The Edelman report takes a hard look at the operational and societal attributes that build trust over time. The study discovered that there are a few key elements that facilitate organizational trust. The ones that stood out to me include:
  • Listens to customer needs and feedback
  • Places customers ahead of profits
  • Takes actions to address issues or crisis
  • Is transparent
  • Communicates frequently and honestly
Do these sound familiar? They are the basic tenets for building trust within communities online.

In a 2007 article entitled “What is trust worth?,” published in Qn, the Yale School of Management journal, author Steve LaVoie discusses his company’s experience with the role and value of trust. The founder of Arrowstream, a start-up focused on improving supply-chain management in the restaurant business, LaVoie discovered his firm’s ability to deliver savings for customers and profits to the business required rethinking the relationships between all the parties involved. Establishing and maintaining trusted relationships – and avoiding self-interested behaviors that jeopardized trust -- were the key to unlocking savings for everyone and making the business a success. Arrowstream became, in essence, a community of customers for the benefit of each and for the company as well.

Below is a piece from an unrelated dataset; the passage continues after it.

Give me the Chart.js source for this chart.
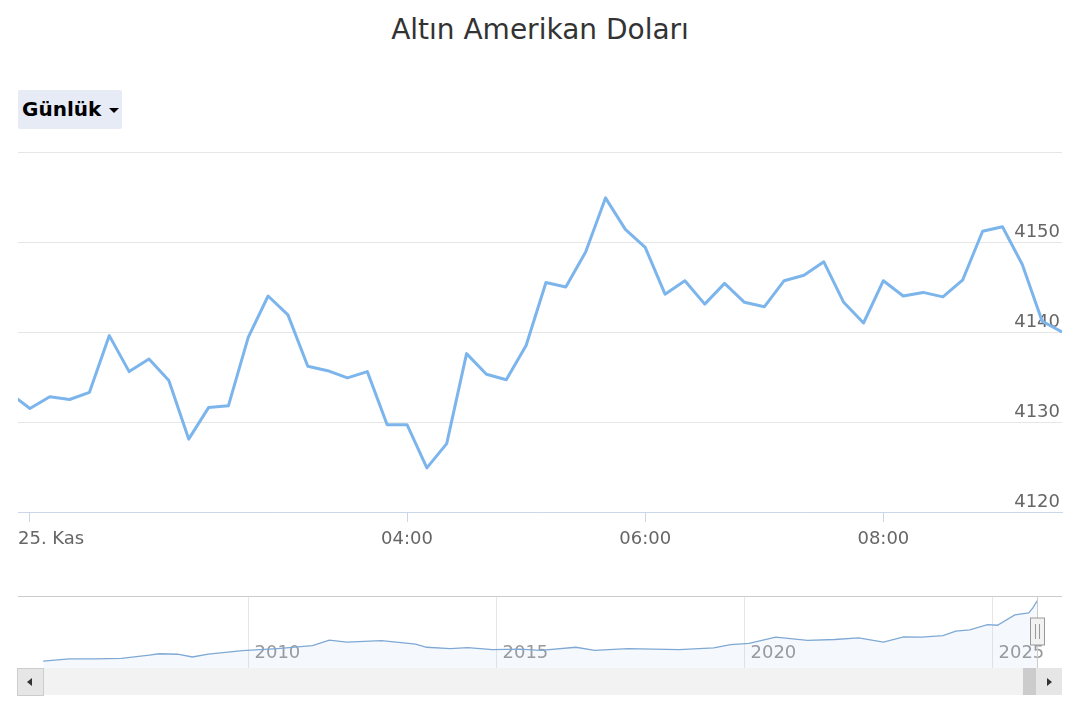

Customer communities have been around for a long time. But the advent of new tools and technologies has greatly expanded their scale and scope. Online communities are now recognized as a key channel for building trusted relationships and engaging with customers, employee and other stakeholders. The ingredients are transparency, active listening, and taking action on expressed issues and needs.

Data points:
So … if your employee engagement survey yields data that gives HR a headache and an agenda, or your NPS scores are not all you had hoped, consider addressing the root cause – lack of trust! Take the time to explore new and innovative experiences such as online communities to engage your audiences, building and supporting trust in your company. And remember, as my daughter’s friend recently learned: it takes time and effort to earn trust.